- **Task instructions**: Repeat everything from the line holding "Write the matplotlib code for this chart." to the line holding "from matplotlib.ticker import", inclusive, exactly. Leave out the rest.
★ ★ ★ ★ ★
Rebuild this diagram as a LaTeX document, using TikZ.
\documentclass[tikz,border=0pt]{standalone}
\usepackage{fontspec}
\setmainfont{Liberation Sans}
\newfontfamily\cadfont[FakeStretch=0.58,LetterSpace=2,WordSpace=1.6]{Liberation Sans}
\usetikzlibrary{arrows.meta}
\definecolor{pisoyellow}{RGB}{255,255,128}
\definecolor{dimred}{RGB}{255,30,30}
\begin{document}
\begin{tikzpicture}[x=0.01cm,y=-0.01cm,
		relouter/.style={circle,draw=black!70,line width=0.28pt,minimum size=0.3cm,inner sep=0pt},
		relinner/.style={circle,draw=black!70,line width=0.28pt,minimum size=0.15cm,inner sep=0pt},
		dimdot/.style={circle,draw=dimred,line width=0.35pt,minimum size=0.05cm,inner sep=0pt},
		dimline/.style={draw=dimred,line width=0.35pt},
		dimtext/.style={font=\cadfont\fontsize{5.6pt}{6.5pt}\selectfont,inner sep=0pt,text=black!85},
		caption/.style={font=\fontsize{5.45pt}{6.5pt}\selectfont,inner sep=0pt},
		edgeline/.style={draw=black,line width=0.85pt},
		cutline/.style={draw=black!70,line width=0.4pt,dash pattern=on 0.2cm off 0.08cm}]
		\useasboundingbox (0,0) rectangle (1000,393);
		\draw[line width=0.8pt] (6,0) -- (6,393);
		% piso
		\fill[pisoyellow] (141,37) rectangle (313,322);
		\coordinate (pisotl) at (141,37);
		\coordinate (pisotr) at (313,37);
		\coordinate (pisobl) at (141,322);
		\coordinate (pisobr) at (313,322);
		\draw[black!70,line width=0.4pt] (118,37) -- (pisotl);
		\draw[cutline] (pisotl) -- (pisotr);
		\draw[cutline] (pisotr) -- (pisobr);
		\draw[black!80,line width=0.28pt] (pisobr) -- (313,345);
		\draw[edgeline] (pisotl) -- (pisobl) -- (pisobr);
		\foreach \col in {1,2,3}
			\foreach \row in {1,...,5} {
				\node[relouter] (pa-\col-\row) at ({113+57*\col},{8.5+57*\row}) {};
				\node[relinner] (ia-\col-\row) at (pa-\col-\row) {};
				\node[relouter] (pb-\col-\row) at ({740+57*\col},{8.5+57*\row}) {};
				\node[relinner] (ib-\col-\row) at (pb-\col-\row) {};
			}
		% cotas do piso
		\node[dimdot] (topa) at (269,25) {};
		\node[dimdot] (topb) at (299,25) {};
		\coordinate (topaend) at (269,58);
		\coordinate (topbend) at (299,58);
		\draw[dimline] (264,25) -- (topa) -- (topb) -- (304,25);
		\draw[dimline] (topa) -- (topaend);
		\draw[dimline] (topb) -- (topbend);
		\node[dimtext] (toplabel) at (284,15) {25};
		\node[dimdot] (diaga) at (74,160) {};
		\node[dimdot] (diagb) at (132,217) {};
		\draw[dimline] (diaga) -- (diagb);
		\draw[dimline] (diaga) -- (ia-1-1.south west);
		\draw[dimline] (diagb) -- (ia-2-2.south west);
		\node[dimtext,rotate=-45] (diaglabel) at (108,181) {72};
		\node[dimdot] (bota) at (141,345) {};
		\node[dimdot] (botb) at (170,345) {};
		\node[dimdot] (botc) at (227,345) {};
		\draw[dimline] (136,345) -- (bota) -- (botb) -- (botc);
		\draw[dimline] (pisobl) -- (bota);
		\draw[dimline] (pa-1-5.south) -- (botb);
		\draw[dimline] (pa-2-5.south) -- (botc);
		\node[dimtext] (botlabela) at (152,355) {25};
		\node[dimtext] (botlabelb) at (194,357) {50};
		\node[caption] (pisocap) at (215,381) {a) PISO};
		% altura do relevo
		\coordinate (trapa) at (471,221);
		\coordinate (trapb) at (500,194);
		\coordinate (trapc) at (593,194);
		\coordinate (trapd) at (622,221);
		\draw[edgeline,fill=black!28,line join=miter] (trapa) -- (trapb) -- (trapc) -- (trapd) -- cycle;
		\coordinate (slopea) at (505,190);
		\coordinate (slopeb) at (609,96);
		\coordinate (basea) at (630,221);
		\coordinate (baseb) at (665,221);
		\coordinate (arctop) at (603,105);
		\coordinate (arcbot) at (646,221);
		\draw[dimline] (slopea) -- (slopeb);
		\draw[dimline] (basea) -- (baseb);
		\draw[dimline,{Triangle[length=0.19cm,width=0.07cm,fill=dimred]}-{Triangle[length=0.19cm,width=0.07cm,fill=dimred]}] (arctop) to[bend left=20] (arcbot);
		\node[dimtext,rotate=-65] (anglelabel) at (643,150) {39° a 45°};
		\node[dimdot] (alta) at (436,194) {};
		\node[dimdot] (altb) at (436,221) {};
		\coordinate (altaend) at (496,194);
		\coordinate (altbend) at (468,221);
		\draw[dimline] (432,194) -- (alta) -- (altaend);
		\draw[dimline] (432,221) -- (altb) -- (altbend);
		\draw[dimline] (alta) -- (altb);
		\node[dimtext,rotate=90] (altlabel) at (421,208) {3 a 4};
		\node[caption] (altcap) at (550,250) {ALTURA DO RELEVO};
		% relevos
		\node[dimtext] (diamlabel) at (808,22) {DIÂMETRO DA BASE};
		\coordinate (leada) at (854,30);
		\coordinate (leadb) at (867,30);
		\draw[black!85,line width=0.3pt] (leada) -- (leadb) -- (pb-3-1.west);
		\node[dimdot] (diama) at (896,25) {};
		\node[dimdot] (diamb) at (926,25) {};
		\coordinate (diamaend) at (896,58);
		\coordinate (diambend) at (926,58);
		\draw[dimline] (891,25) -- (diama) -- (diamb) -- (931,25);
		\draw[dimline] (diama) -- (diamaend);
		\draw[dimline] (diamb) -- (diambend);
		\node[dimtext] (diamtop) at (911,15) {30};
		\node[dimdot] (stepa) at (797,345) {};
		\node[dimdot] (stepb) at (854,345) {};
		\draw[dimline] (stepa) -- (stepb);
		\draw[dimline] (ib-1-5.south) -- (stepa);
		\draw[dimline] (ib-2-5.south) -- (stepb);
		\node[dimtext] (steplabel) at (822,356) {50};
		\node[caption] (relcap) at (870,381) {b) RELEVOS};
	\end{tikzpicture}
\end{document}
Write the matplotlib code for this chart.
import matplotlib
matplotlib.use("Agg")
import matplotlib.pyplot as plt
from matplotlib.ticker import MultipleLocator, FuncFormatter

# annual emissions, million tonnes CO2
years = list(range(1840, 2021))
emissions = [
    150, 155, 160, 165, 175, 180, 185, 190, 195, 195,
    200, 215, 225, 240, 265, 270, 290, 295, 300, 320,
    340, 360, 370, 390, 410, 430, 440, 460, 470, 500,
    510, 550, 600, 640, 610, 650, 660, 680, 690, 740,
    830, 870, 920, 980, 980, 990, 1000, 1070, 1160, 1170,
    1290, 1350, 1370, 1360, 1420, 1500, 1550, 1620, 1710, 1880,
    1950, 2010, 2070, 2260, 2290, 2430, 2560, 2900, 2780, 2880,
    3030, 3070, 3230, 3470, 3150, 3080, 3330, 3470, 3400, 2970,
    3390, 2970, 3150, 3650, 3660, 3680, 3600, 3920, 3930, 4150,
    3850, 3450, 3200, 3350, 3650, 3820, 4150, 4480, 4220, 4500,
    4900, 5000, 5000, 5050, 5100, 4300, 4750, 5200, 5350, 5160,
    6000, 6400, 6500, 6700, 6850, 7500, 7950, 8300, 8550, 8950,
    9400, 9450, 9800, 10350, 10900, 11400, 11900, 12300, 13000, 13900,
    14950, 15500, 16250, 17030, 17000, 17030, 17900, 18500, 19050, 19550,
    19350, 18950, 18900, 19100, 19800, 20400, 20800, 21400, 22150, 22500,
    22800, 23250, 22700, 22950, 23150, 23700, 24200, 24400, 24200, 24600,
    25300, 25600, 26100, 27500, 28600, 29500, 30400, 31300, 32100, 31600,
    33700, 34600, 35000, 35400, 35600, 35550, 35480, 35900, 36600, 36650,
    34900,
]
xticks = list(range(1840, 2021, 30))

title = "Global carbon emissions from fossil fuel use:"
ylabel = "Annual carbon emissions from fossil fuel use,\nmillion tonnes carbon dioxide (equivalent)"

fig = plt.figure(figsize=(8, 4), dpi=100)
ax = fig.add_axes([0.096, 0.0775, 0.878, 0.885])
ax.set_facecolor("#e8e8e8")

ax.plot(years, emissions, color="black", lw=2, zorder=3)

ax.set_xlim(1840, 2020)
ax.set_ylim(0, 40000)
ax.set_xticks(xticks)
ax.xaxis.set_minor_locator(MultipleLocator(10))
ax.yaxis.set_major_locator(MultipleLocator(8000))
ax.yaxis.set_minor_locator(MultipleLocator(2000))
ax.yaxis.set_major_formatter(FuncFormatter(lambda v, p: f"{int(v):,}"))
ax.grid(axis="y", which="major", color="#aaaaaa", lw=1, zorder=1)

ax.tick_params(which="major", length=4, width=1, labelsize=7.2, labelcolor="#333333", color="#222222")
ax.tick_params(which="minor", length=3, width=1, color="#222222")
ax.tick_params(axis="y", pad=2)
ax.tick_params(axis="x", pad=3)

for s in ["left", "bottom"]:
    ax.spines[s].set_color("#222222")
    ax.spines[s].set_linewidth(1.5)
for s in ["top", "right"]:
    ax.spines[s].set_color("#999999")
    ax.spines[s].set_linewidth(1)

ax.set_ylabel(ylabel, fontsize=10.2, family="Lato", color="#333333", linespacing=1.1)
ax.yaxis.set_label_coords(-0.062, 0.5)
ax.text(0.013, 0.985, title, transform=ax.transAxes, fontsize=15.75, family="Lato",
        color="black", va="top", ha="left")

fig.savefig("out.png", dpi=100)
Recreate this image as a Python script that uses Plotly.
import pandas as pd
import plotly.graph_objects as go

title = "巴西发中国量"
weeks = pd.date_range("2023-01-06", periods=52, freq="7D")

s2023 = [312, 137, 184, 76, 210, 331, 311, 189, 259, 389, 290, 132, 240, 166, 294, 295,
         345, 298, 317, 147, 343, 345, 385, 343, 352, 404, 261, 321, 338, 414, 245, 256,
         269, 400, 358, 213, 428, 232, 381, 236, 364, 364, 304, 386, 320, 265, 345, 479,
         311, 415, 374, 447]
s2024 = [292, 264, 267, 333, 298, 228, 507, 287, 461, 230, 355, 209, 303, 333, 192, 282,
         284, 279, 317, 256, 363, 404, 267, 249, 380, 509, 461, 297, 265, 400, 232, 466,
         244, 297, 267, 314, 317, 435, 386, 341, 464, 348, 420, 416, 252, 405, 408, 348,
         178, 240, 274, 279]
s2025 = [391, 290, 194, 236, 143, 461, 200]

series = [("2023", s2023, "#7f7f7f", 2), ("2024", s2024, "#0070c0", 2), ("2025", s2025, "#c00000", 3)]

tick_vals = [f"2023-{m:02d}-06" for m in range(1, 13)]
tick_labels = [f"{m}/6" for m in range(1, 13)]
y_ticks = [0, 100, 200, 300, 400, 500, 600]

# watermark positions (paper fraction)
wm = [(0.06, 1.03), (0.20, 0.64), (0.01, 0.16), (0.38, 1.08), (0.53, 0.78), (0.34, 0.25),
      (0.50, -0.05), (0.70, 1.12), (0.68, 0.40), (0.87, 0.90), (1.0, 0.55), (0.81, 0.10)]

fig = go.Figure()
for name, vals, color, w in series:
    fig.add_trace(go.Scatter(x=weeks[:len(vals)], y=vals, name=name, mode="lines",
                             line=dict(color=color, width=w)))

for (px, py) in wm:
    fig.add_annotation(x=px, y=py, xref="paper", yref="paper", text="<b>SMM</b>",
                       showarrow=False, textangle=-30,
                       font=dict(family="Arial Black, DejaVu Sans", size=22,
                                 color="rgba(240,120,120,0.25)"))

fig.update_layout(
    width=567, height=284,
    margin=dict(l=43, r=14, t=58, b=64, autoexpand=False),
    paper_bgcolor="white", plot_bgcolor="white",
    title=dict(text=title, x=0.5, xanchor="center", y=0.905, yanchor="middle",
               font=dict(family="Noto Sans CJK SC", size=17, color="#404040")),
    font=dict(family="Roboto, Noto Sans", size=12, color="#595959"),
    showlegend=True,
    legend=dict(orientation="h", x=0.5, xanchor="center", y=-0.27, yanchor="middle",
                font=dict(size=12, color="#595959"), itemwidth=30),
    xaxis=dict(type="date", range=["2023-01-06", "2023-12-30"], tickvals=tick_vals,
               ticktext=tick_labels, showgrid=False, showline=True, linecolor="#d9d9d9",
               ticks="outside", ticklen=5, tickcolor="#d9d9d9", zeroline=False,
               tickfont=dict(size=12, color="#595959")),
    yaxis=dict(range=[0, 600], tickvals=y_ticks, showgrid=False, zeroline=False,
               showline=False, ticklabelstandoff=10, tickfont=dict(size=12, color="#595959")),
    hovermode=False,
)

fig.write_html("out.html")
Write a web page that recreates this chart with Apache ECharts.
★ ★ ★ ★ ★
- **Expected answer**:
Write the matplotlib code for this chart.
import matplotlib
matplotlib.use("Agg")
import matplotlib.pyplot as plt
from matplotlib.ticker import MultipleLocator, FuncFormatter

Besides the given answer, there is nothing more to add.